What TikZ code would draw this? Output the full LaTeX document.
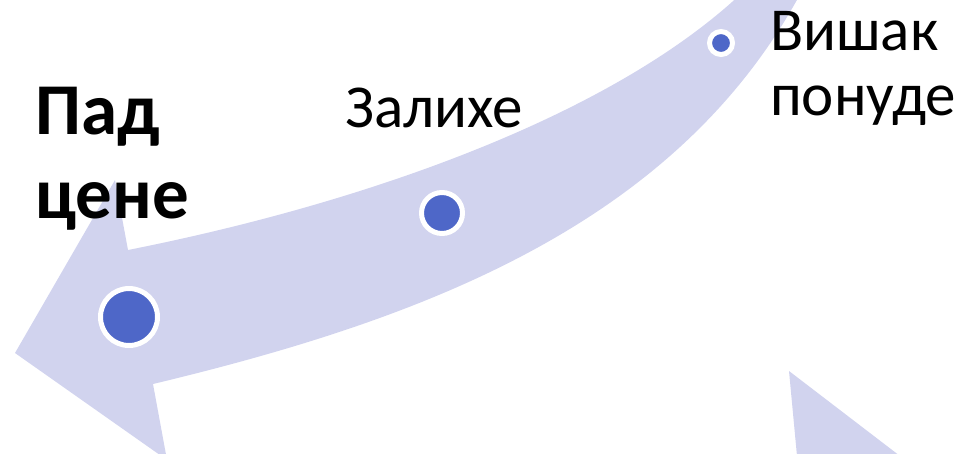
\documentclass[tikz,border=0pt]{standalone}
\usepackage{fontspec}
\setmainfont{Carlito}
\definecolor{BandLilac}{RGB}{209,211,238}
\definecolor{DotBlue}{RGB}{78,103,200}
\tikzset{
  band/.style    ={fill=BandLilac, draw=none},
  dot/.style     ={circle, fill=DotBlue, draw=white, line width=5pt, inner sep=0pt},
  lbl/.style     ={anchor=base west, align=left, inner sep=0pt, text=black,
                   font=\fontsize{61}{65}\selectfont},
  lblbold/.style ={lbl, font=\fontsize{73}{84}\selectfont\bfseries},
}

\begin{document}
\begin{tikzpicture}[x=1pt,y=-1pt]
  \useasboundingbox (0,0) rectangle (957,453);
  \begin{scope}
    \clip (0,0) rectangle (957,453);
    % the big curved arrow
    \fill[band] (15,353) -- (115,180) -- (128,250)
      .. controls (380,200) and (620,110) .. (745,-10) -- (805,-15)
      .. controls (680,225) and (420,320) .. (153,384) -- (167,460) -- cycle;
    % head of the next arrow
    \fill[band] (789,371) -- (900,456) -- (797,456) -- cycle;
  \end{scope}
  \node[dot,minimum size=57pt] (fall)  at (129,317) {};
  \node[dot,minimum size=41pt] (stock) at (442,213) {};
  \node[dot,minimum size=23pt] (glut)  at (721,43)  {};
  % base anchor sits on the last line
  \node[lbl] (glutlbl)  at (770,115) {Вишак\\понуде};
  \node[lbl] (stocklbl) at (345,127) {Залихе};
  \node[lblbold] (falllbl) at (35,218) {Пад\\цене};
\end{tikzpicture}
\end{document}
-*-*-
DIRECTIONS: Return the listing above in full and without alteration, excluding its pictures.

SOLUTION TO THIS EXERCISE:
What TikZ code would draw this? Output the full LaTeX document.
\documentclass[tikz,border=0pt]{standalone}
\usepackage{fontspec}
\setmainfont{Carlito}
\definecolor{BandLilac}{RGB}{209,211,238}
\definecolor{DotBlue}{RGB}{78,103,200}
\tikzset{
  band/.style    ={fill=BandLilac, draw=none},
  dot/.style     ={circle, fill=DotBlue, draw=white, line width=5pt, inner sep=0pt},
  lbl/.style     ={anchor=base west, align=left, inner sep=0pt, text=black,
                   font=\fontsize{61}{65}\selectfont},
  lblbold/.style ={lbl, font=\fontsize{73}{84}\selectfont\bfseries},
}

\begin{document}
\begin{tikzpicture}[x=1pt,y=-1pt]
  \useasboundingbox (0,0) rectangle (957,453);
  \begin{scope}
    \clip (0,0) rectangle (957,453);
    % the big curved arrow
    \fill[band] (15,353) -- (115,180) -- (128,250)
      .. controls (380,200) and (620,110) .. (745,-10) -- (805,-15)
      .. controls (680,225) and (420,320) .. (153,384) -- (167,460) -- cycle;
    % head of the next arrow
    \fill[band] (789,371) -- (900,456) -- (797,456) -- cycle;
  \end{scope}
  \node[dot,minimum size=57pt] (fall)  at (129,317) {};
  \node[dot,minimum size=41pt] (stock) at (442,213) {};
  \node[dot,minimum size=23pt] (glut)  at (721,43)  {};
  % base anchor sits on the last line
  \node[lbl] (glutlbl)  at (770,115) {Вишак\\понуде};
  \node[lbl] (stocklbl) at (345,127) {Залихе};
  \node[lblbold] (falllbl) at (35,218) {Пад\\цене};
\end{tikzpicture}
\end{document}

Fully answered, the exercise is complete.